Cuando Amalia López, mi fantástica editora, estaba leyendo Entre sombras, señaló un momento en el que no acababa de comprender la reacción de Acacia, la joven protagonista. “Tienes razón. A mí también me extrañó. Voy a preguntarle”, le respondí. Amalia se rió. Yo le aseguré que era menos esquizofrénico de lo que sonaba, aunque no sé si a estas alturas puedo convencer a nadie. En cualquier caso, Acacia tuvo la amabilidad de explicarme el porqué de su comportamiento, razones que incluí en la novela. Todos contentos.

Yo te bautizo…

Para finalizar, voy a compartir el proceso de nombrar a los personajes, algo sobre lo que me han preguntado en más de una ocasión. Los nombres son importantes y los elijo con cuidado. Muchas veces, cuando empiezo a tomar notas sobre una nueva historia, los protagonistas son todavía muy vagos y los distingo como X, Y, el chico, la mujer, el abogado, etc. Cuando nos conocemos un poco más, les pregunto cómo se llaman o si están conformes con el nombre que les he dado. No suele haber mayores conflictos y, si alguna vez cambiamos de opinión, existe esa utilísima opción “buscar y reemplazar” en el procesador de texto.

Deben ser acordes con la historia, claro. Para Manuscrito en el tiempo y El retorno de los bardos, tuve que buscar un buen número de nombres con los que bautizar personajes y lugares imaginarios. Algunos eran modificaciones de nombres ya existentes de personas que conocía. Por ejemplo, el alemán Kristiane se convirtió en Kirstiane y el inglés Darren en Derran, mientras Nuala, una encantadora niñita pelirroja que había sido mi vecina en Irlanda, se quedó tal cual, pero pronunciado en castellano (en lugar del “nuula” irlandés).
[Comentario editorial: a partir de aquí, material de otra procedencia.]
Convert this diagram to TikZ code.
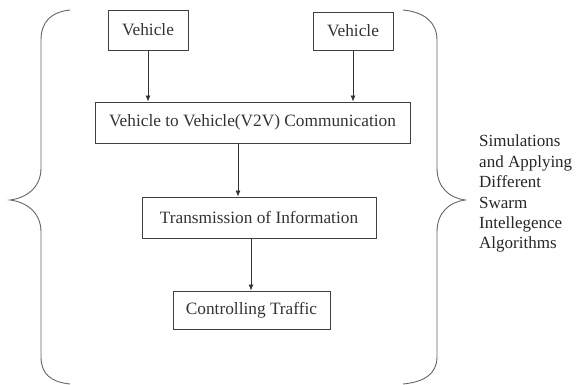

Muchos nombres, sin embargo, procedieron del diccionario: abría una página al azar y leía cualquiera de las entradas al revés, hasta que daba con una que, con mayores o menores modificaciones, sonara bien.

A la hora de bautizar a los personajes secundarios, a menudo empleo amigos y personas que conozco (Rosa, Nuria, Hisae...), lo que me ayuda a recordarlos. Para la historia de Claire tuve en cuenta qué nombres estaban de moda en la época victoriana, incluyendo apellidos y cuestiones de clase social. Edward Forrester es un homenaje al Edward Ferras de Sentido y sensibilidad de Jane Austen, mientras Claire Gordon está ligada a Lord Byron y cualquiera de mis Alice procede de Alicia en el país de las maravillas. Confieso que soy dada a las indulgencias literarias.

Busqué, claro está, nombres y apellidos escoceses para Kyle y su familia, de igual modo que aparecen nombres y apellidos propios de Cornualles en Entre sombras. Acacia proviene del comentario casual y melancólico de una de mis antiguas alumnas particulares, Saskia Taylor, sobre uno de los árboles de su jardín, mientras Millie es el nombre de otra de mis antiguas alumnas, la vivaz Millie (Amelia) McCarthy. En cuanto a los chicos, siempre me han gustado los nombres de James y Eric. Suenan nobles y capaces de dedicarse a una causa digna. Enstel, por el contrario, escogió su propio nombre, como me recuerda él mismo contemplándome con una sonrisa socarrona mientras escribo esto.